Wat computers ons over discriminatie kunnen leren
"This is 100% not OK," zei Google executive Jonatan Zunger vorig jaar over een door Google zelf ontwikkelde app. De Google app kan automatisch je mobiele foto’s categoriseren. Op zich heel handig, vooral als je heel veel foto’s hebt. De app kwam vorig jaar veelvuldig in de media omdat het mensen met een donkere huidskleur categoriseerde als gorilla in plaats van als mens.
De technologie maakt gebruik van vooroordelen. De app leert zelf het onderscheid tussen foto’s in de stad of foto’s op het strand, of tussen foto’s van katten en foto’s van koeien. Het leert verschillen tussen categorieën op basis van onderscheidende kenmerken in miljoenen van voorbeeld plaatjes. Het leert bijvoorbeeld dat katten vooral binnenshuis voorkomen en koeien in de wei. Dit vooroordeel gebruikt de app om een koe snel en grof te herkennen op basis van een stukje groen in een foto, dus op basis van gras.

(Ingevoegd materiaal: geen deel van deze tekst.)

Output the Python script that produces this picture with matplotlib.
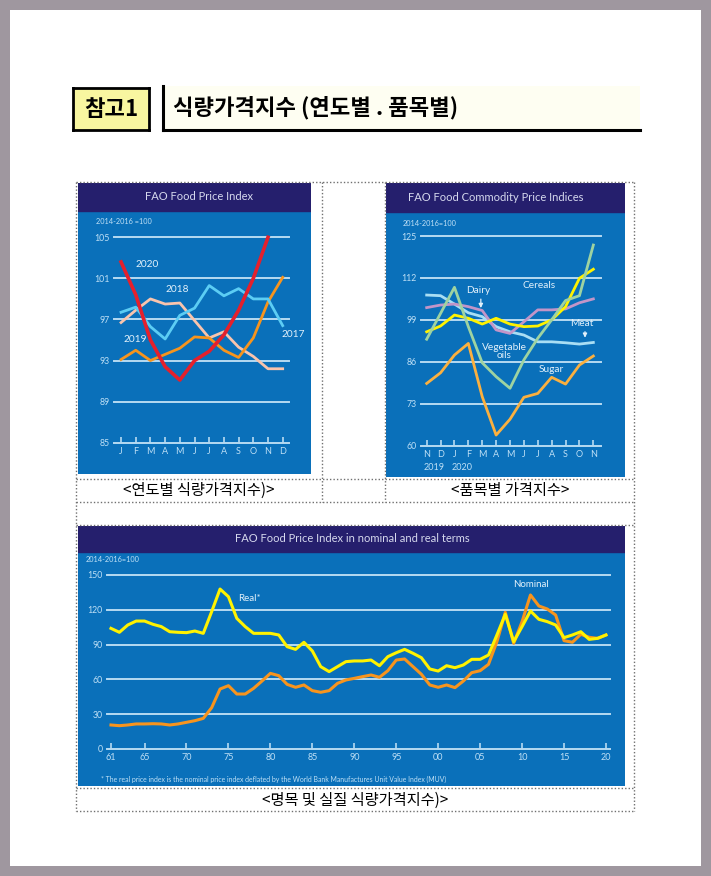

Generalisaties, vooroordelen dus, hebben wij allemaal, bewust of onbewust. Het is een snelle en grove manier van onze hersenen om doelmatig te zijn. Je bent bijvoorbeeld meer op je hoede bij een vrachtwagen dan bij een personenauto simpelweg omdat je uit ervaring weet dat vrachtwagens vaker zwabberen op weg. Zonder vooroordelen zou je op de weg bij alle voertuigen in de hoogste staat van paraatheid zijn. Dat is slopend en niet nodig. Je zou kunnen zeggen dat vooroordelen ontstaan omdat je leert. Claimen dat je niet bevooroordeeld bent, staat gelijk aan claimen dat je geen hersenen hebt.

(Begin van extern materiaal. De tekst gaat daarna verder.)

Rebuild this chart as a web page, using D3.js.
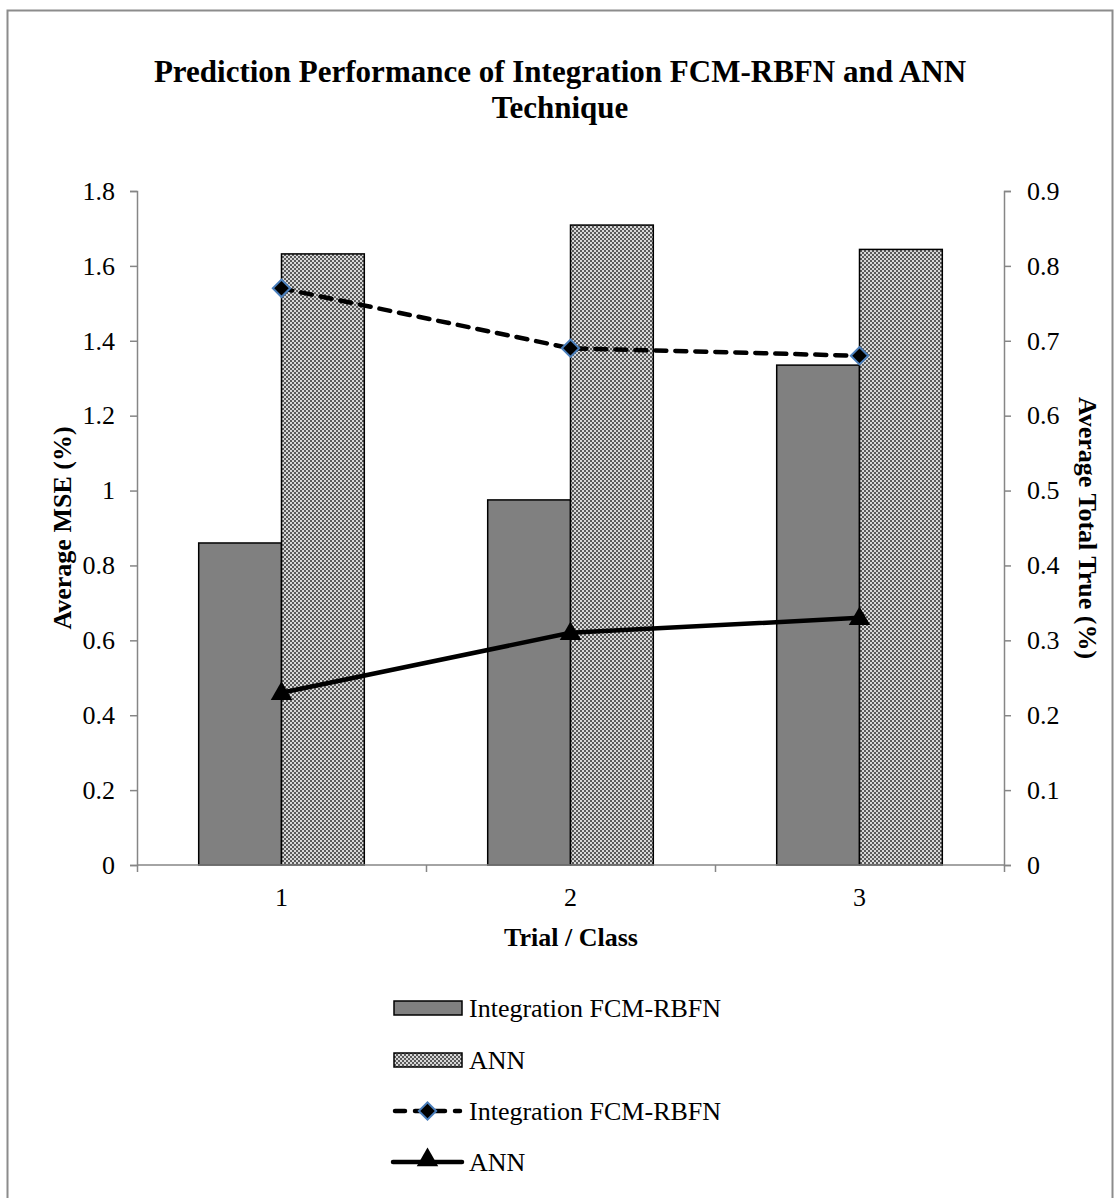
<!DOCTYPE html>
<html>
<head>
<meta charset="utf-8">
<script src="https://cdn.jsdelivr.net/npm/d3@7"></script>
<style>
  body { margin: 0; background: #fff; }
  svg text { font-family: "Liberation Serif", "Times New Roman", serif; fill: #000; }
</style>
</head>
<body>
<div id="chart"></div>
<script>
// data
const categories = ["1", "2", "3"];
const barSeriesNames = ["Integration FCM-RBFN", "ANN"];
const mseFcm = [0.86, 0.975, 1.335];
const mseAnn = [1.632, 1.709, 1.644];
const trueFcm = [0.77, 0.69, 0.68];
const trueAnn = [0.23, 0.31, 0.33];
const leftTicks = [0, 0.2, 0.4, 0.6, 0.8, 1, 1.2, 1.4, 1.6, 1.8];
const rightTicks = [0, 0.1, 0.2, 0.3, 0.4, 0.5, 0.6, 0.7, 0.8, 0.9];

const width = 1119;
const height = 1198;
const plot = { left: 137, right: 1004, top: 191, bottom: 865 };
const fontSize = "26px";

const svg = d3.select("#chart")
    .append("svg")
    .attr("width", width)
    .attr("height", height);

// checkered fill for the ANN bars
const pat = svg.append("defs").append("pattern")
    .attr("id", "checker")
    .attr("patternUnits", "userSpaceOnUse")
    .attr("width", 4)
    .attr("height", 4);
pat.append("rect").attr("width", 4).attr("height", 4).attr("fill", "#5a5a5a");
pat.append("rect").attr("x", 0).attr("y", 0).attr("width", 2).attr("height", 2).attr("fill", "#d8d8d8");
pat.append("rect").attr("x", 2).attr("y", 2).attr("width", 2).attr("height", 2).attr("fill", "#d8d8d8");

// chart frame
svg.append("rect")
    .attr("x", 7.5).attr("y", 10.5)
    .attr("width", 1105).attr("height", 1250)
    .attr("fill", "none")
    .attr("stroke", "#8c8c8c")
    .attr("stroke-width", 2);

const x = d3.scaleBand().domain(categories).range([plot.left, plot.right]).paddingInner(0).paddingOuter(0);
const yLeft = d3.scaleLinear().domain([0, 1.8]).range([plot.bottom, plot.top]);
const yRight = d3.scaleLinear().domain([0, 0.9]).range([plot.bottom, plot.top]);

const barW = x.bandwidth() * 0.2865;
const barOff = (x.bandwidth() - 2 * barW) / 2;

// bars
const barData = categories.map((c, i) => [
    { c, v: mseFcm[i], k: 0 },
    { c, v: mseAnn[i], k: 1 }
]).flat();

svg.selectAll(".bar")
    .data(barData)
    .enter()
    .append("rect")
    .attr("class", "bar")
    .attr("x", d => x(d.c) + barOff + d.k * barW)
    .attr("y", d => yLeft(d.v))
    .attr("width", barW)
    .attr("height", d => yLeft(0) - yLeft(d.v))
    .attr("fill", d => d.k === 0 ? "#808080" : "url(#checker)")
    .attr("stroke", "#000")
    .attr("stroke-width", 1.5);

// axes
const axisColor = "#868686";
function styleAxis(g) {
    g.selectAll(".domain").attr("stroke", axisColor).attr("stroke-width", 1.5);
    g.selectAll(".tick line").attr("stroke", axisColor).attr("stroke-width", 1.5);
    g.selectAll(".tick text")
        .style("font-family", "'Liberation Serif', serif")
        .style("font-size", fontSize)
        .attr("fill", "#000");
}

svg.append("g")
    .attr("transform", `translate(${plot.left},0)`)
    .call(d3.axisLeft(yLeft).tickValues(leftTicks).tickSize(7).tickPadding(15).tickFormat(d3.format("")))
    .call(styleAxis);

svg.append("g")
    .attr("transform", `translate(${plot.right},0)`)
    .call(d3.axisRight(yRight).tickValues(rightTicks).tickSize(7).tickPadding(16).tickFormat(d3.format("")))
    .call(styleAxis);

// category axis: ticks on band edges, labels at centres
const xEdges = d3.scaleLinear().domain([0, categories.length]).range([plot.left, plot.right]);
const gBottom = svg.append("g")
    .attr("transform", `translate(0,${plot.bottom})`)
    .call(d3.axisBottom(xEdges).tickValues(d3.range(categories.length + 1)).tickSize(7).tickFormat(""))
    .call(styleAxis);
gBottom.selectAll(".domain").attr("d", `M${plot.left},0H${plot.right}`);

svg.selectAll(".xlab")
    .data(categories)
    .enter()
    .append("text")
    .attr("class", "xlab")
    .attr("x", d => x(d) + x.bandwidth() / 2)
    .attr("y", plot.bottom + 41)
    .attr("text-anchor", "middle")
    .style("font-size", fontSize)
    .text(d => d);

// lines on the right axis
const cx = (d, i) => x(categories[i]) + x.bandwidth() / 2;

const lineGen = d3.line().x((d, i) => cx(d, i)).y(d => yRight(d));
svg.append("path")
    .datum(trueFcm)
    .attr("d", lineGen)
    .attr("fill", "none")
    .attr("stroke", "#000")
    .attr("stroke-width", 4.5)
    .attr("stroke-dasharray", "11,9")
    .attr("stroke-linecap", "round");

svg.append("path")
    .datum(trueAnn)
    .attr("d", lineGen)
    .attr("fill", "none")
    .attr("stroke", "#000")
    .attr("stroke-width", 4.5);

const diamond = d3.symbol().type(d3.symbolSquare).size(150);
svg.selectAll(".dia")
    .data(trueFcm)
    .enter()
    .append("path")
    .attr("class", "dia")
    .attr("d", diamond)
    .attr("transform", (d, i) => `translate(${cx(d, i)},${yRight(d)}) rotate(45)`)
    .attr("fill", "#000")
    .attr("stroke", "#4a7ebb")
    .attr("stroke-width", 2);

const tri = d3.symbol().type(d3.symbolTriangle).size(200);
svg.selectAll(".tri")
    .data(trueAnn)
    .enter()
    .append("path")
    .attr("class", "tri")
    .attr("d", tri)
    .attr("transform", (d, i) => `translate(${cx(d, i)},${yRight(d) + 1})`)
    .attr("fill", "#000");

// titles
const title = svg.append("text")
    .attr("text-anchor", "middle")
    .style("font-size", "31px")
    .style("font-weight", "bold");
title.append("tspan").attr("x", 560).attr("y", 82).text("Prediction Performance of Integration FCM-RBFN and ANN");
title.append("tspan").attr("x", 560).attr("y", 118).text("Technique");

svg.append("text")
    .attr("transform", `translate(71,${(plot.top + plot.bottom) / 2}) rotate(-90)`)
    .attr("text-anchor", "middle")
    .style("font-size", fontSize)
    .style("font-weight", "bold")
    .text("Average MSE (%)");

svg.append("text")
    .attr("transform", `translate(1079,${(plot.top + plot.bottom) / 2}) rotate(90)`)
    .attr("text-anchor", "middle")
    .style("font-size", fontSize)
    .style("font-weight", "bold")
    .text("Average Total True (%)");

svg.append("text")
    .attr("x", 571)
    .attr("y", 946)
    .attr("text-anchor", "middle")
    .style("font-size", fontSize)
    .style("font-weight", "bold")
    .text("Trial / Class");

// legend
const legendY = [1008, 1060, 1111, 1162];
const lx0 = 393, lx1 = 462, ltext = 469;

[0, 1].forEach(k => {
    svg.append("rect")
        .attr("x", lx0 + 1).attr("y", legendY[k] - 7)
        .attr("width", lx1 - lx0 - 1).attr("height", 14)
        .attr("fill", k === 0 ? "#808080" : "url(#checker)")
        .attr("stroke", "#000")
        .attr("stroke-width", 1.5);
    svg.append("text")
        .attr("x", ltext).attr("y", legendY[k] + 9)
        .style("font-size", fontSize)
        .text(barSeriesNames[k]);
});

svg.append("line")
    .attr("x1", lx0 + 2).attr("x2", lx1 - 2)
    .attr("y1", legendY[2]).attr("y2", legendY[2])
    .attr("stroke", "#000").attr("stroke-width", 4.5)
    .attr("stroke-dasharray", "10,10").attr("stroke-linecap", "round");
svg.append("path")
    .attr("d", diamond)
    .attr("transform", `translate(${(lx0 + lx1) / 2},${legendY[2]}) rotate(45)`)
    .attr("fill", "#000").attr("stroke", "#4a7ebb").attr("stroke-width", 2);
svg.append("text")
    .attr("x", ltext).attr("y", legendY[2] + 9)
    .style("font-size", fontSize)
    .text(barSeriesNames[0]);

svg.append("line")
    .attr("x1", lx0).attr("x2", lx1)
    .attr("y1", legendY[3]).attr("y2", legendY[3])
    .attr("stroke", "#000").attr("stroke-width", 4.5).attr("stroke-linecap", "round");
svg.append("path")
    .attr("d", tri)
    .attr("transform", `translate(${(lx0 + lx1) / 2},${legendY[3] - 2})`)
    .attr("fill", "#000");
svg.append("text")
    .attr("x", ltext).attr("y", legendY[3] + 9)
    .style("font-size", fontSize)
    .text(barSeriesNames[1]);
</script>
</body>
</html>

Vooroordelen helpen dus om de wereld om ons heen te ordenen. Tegelijkertijd kunnen vooroordelen negatieve gevolgen hebben voor de wijze waarop mensen met elkaar omgaan. Uit onderzoek blijkt bijvoorbeeld dat werkgevers zich tijdens het werving- en selectieproces regelmatig laten leiden door vooroordelen over groepen. Zo krijgen autochtone Nederlanders veel meer positieve reacties op hun sollicitaties dan Marokkanen en Surinamers, ook al hebben ze precies dezelfde kwalificaties. Als mensen worden achtergesteld vanwege vooroordelen … dan is er sprake van discriminatie.
Ook technologie kan dus discrimineren. De Google app was discriminerend … omdat het gevoed werd met enkele donkere mensen als voorbeeld van gorilla’s. Het leerde onderscheidende kenmerken tussen aan de ene kant blanke personen en aan de andere kant donkere mensen en gorilla’s. Was de app gevoed met aan de ene kant foto’s van allerlei verschillende mensen – Afrikanen, Amerikanen, Aziaten, Europeanen, vrouw, man, jong , oud - en aan de andere kant gorilla’s, dan zou deze app donkere mensen niet als gorilla’s beschouwen. Diversiteit als voeding zorgt dus voor minder discriminatie.
Google heeft inmiddels de categorieën en kenmerken aangepast waarmee het de wereld ordent. En misschien wel belangrijker: het gebruikt nu veel meer gevarieerde voorbeelden van alle beschikbare categorieën. Zo weet de Google app nu dat mensen heel diverse zijn, en tegelijkertijd specifieke kenmerken hebben waarmee ze zich onderscheiden van Gorilla’s.
Wij leven in een maatschappij waarin het verboden is mensen ongelijk te behandelen, achter te stellen of uit te sluiten op basis van persoonlijke kenmerken zoals huidskleur, sekse, leeftijd of religie. Toch komt discriminatie dagelijks voor. Kinderen met een donkere huiskleur worden systematisch ondergewaardeerd op school, op de arbeidsmarkt maken vrouwen minder kans op promotie, en moslims, tja die worden nu overal in de maatschappij achtergesteld. Maar misschien helpen machines ons om in te zien dat diversiteit juist een oplossing is, een medicijn, tegen vooroordelen die leiden tot discriminatie.